Quantitative Counting of Single Fluorescent Molecules by Combined Electrochemical Adsorption Accumulation and Total Internal Reflection Fluorescence Microscopy

• Published in: Analytical chemistry (Washington) Vol. 80; no. 11; pp. 3999 - 4006
• Main Authors: Li, Lu, Tian, Xinzhe, Zou, Guizheng, Shi, Zhikun, Zhang, Xiaoli, Jin, Wenrui
• Format: Journal Article
• Language: English
• Published: Washington, DC American Chemical Society 01.06.2008
• Subjects: Adsorption; Analytical chemistry; Chemistry; Electrochemical methods; Exact sciences and technology; Fluorescence; Microscopy; Molecules; Proteins; Spectrometric and optical methods; Rhodamine; Dyes; Electrochemical method; Charge coupled device; IgG; Indium oxide; Protein; Fluorescence spectrometry; Chemical enrichment; Total internal reflection; Sensitivity; Adsorption; DNA; Imaging; Tin oxide; Counting; Fluorescence microscopy; Quantitative analysis
• ISSN: 0003-2700; 1520-6882
• DOI: 10.1021/ac702534h

We developed an ultrasensitive quantitative single-molecule imaging method for fluorescent molecules using a combination of electrochemical adsorption accumulation and total internal reflection fluorescence microscopy (TIRFM).
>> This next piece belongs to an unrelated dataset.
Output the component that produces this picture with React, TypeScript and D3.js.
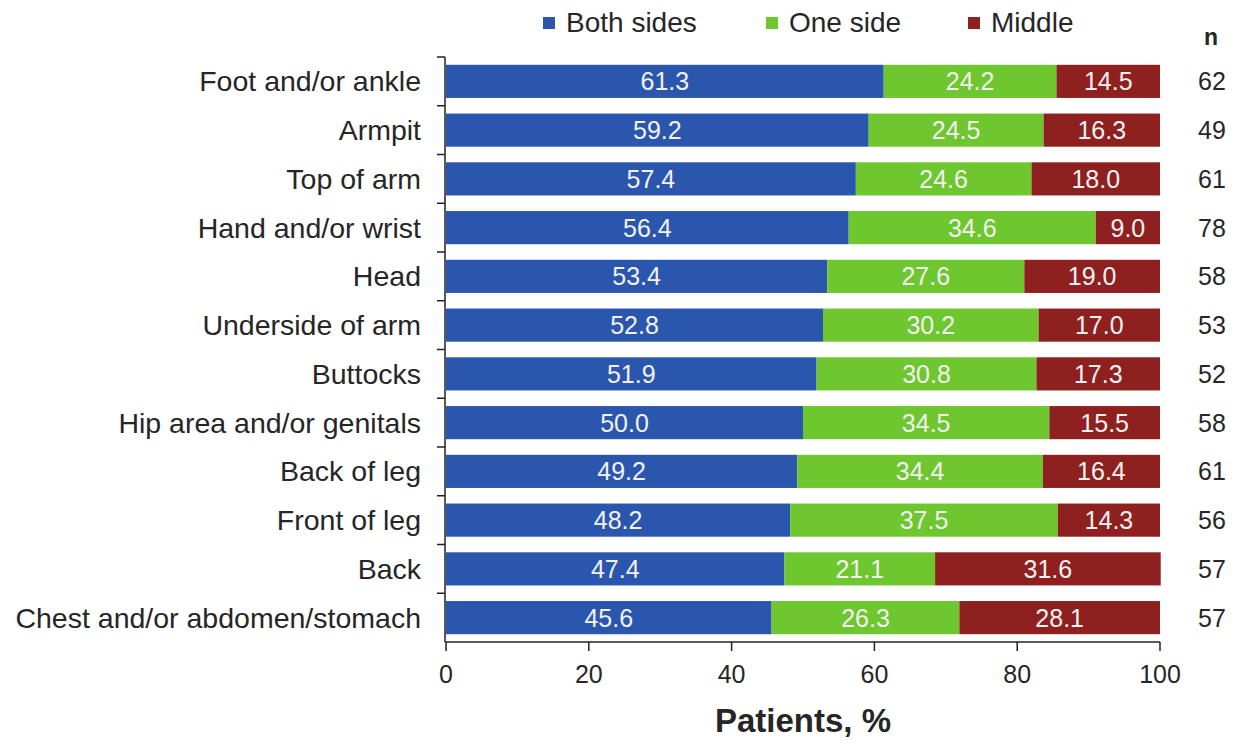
import * as d3 from "d3";

const categories = [
  "Foot and/or ankle",
  "Armpit",
  "Top of arm",
  "Hand and/or wrist",
  "Head",
  "Underside of arm",
  "Buttocks",
  "Hip area and/or genitals",
  "Back of leg",
  "Front of leg",
  "Back",
  "Chest and/or abdomen/stomach",
];
const bothSides = [61.3, 59.2, 57.4, 56.4, 53.4, 52.8, 51.9, 50.0, 49.2, 48.2, 47.4, 45.6];
const oneSide = [24.2, 24.5, 24.6, 34.6, 27.6, 30.2, 30.8, 34.5, 34.4, 37.5, 21.1, 26.3];
const middle = [14.5, 16.3, 18.0, 9.0, 19.0, 17.0, 17.3, 15.5, 16.4, 14.3, 31.6, 28.1];
const nValues = [62, 49, 61, 78, 58, 53, 52, 58, 61, 56, 57, 57];
const xTicks = [0, 20, 40, 60, 80, 100];

const seriesNames = ["Both sides", "One side", "Middle"];
const seriesColors = ["#2b56ad", "#6ec72e", "#8e2020"];

const W = 1239;
const H = 744;
const textColor = "#262626";
const font = "'Liberation Sans', Arial, sans-serif";

export default function App() {
  const x = d3.scaleLinear().domain([0, 100]).range([446, 1160]);
  const y = d3.scaleBand<string>().domain(categories).range([57, 642]).paddingInner(0.32).paddingOuter(0.16);

  const rows = categories.map((c, i) => ({
    cat: c,
    vals: [bothSides[i], oneSide[i], middle[i]],
    n: nValues[i],
  }));

  const legendX = [543, 766, 968];
  const boundaries = categories.map((c) => y(c)! - (y.step() - y.bandwidth()) / 2);

  return (
    <div style={{ position: "absolute", left: 0, top: 0 }}>
      <svg width={W} height={H} style={{ display: "block", fontFamily: font }}>
        <rect width={W} height={H} fill="#fff" />

        {/* legend */}
        {seriesNames.map((s, i) => (
          <g key={s}>
            <rect x={legendX[i]} y={17} width={12} height={12} fill={seriesColors[i]} />
            <text x={legendX[i] + 23} y={32} fontSize={28} fill={textColor}>
              {s}
            </text>
          </g>
        ))}
        <text x={1211} y={45} fontSize={23} fontWeight="bold" fill={textColor} textAnchor="middle">
          n
        </text>

        {/* bars */}
        {rows.map((r) => {
          let acc = 0;
          const y0 = y(r.cat)!;
          const bh = y.bandwidth();
          return (
            <g key={r.cat}>
              {r.vals.map((v, j) => {
                const x0 = x(acc);
                acc += v;
                const x1 = x(acc);
                return (
                  <g key={j}>
                    <rect x={x0} y={y0} width={x1 - x0} height={bh} fill={seriesColors[j]} />
                    <text
                      x={(x0 + x1) / 2}
                      y={y0 + bh / 2 + 9}
                      fontSize={25}
                      fill="#f2f2f2"
                      textAnchor="middle"
                    >
                      {v.toFixed(1)}
                    </text>
                  </g>
                );
              })}
              <text x={421} y={y0 + bh / 2 + 10} fontSize={28.5} fill={textColor} textAnchor="end">
                {r.cat}
              </text>
              <text x={1212} y={y0 + bh / 2 + 9} fontSize={25} fill={textColor} textAnchor="middle">
                {r.n}
              </text>
            </g>
          );
        })}

        {/* y axis */}
        <line x1={445} x2={445} y1={57} y2={642} stroke="#222" strokeWidth={1.5} />
        {boundaries.map((b, i) => (
          <line key={i} x1={437} x2={445} y1={b} y2={b} stroke="#222" strokeWidth={1.5} />
        ))}

        {/* x axis */}
        <line x1={445} x2={x(100)} y1={642} y2={642} stroke="#222" strokeWidth={1.5} />
        {xTicks.map((t) => (
          <g key={t}>
            <line x1={x(t)} x2={x(t)} y1={642} y2={651} stroke="#222" strokeWidth={1.5} />
            <text x={x(t)} y={683} fontSize={25} fill={textColor} textAnchor="middle">
              {t}
            </text>
          </g>
        ))}
        <text x={803} y={732} fontSize={33} fontWeight="bold" fill={textColor} textAnchor="middle">
          Patients, %
        </text>
      </svg>
    </div>
  );
}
We chose rhodamine 6G (R6G, fluorescence dye) or goat anti-rat IgG(H+L) (IgG(H+L)-488), a protein labeled by Alexa Fluor 488 or DNA labeled by 6-CR6G (DNA-R6G) as the model molecules. The fluorescent molecules were accumulated on a light transparent indium tin oxide (ITO) conductive microscope coverslip using electrochemical adsorption in a stirred solution. Then, images of the fluorescent molecules accumulated on the ITO coverslip sized 40 × 40 µm were acquired using an objective-type TIRFM instrument coupled with a high-sensitivity electron multiplying charge-coupled device. One hundred images of the fluorescent molecules accumulated on the coverslip were taken consecutively, one by one, by moving the coverslip with the aid of a three-dimensional positioner. Finally, we counted the number of fluorescent spots corresponding to single fluorescent molecules on the images. The linear relationships between the number of fluorescent molecules and the concentration were obtained in the range of 5 × 10−15 to 5 × 10−12 mol/L for R6G, 3 × 10 −15 to 2 × 10−12 mol/L for IgG(H+L)-488, and 3 × 10−15 to 2 × 10−12 mol/L for DNA-R6G.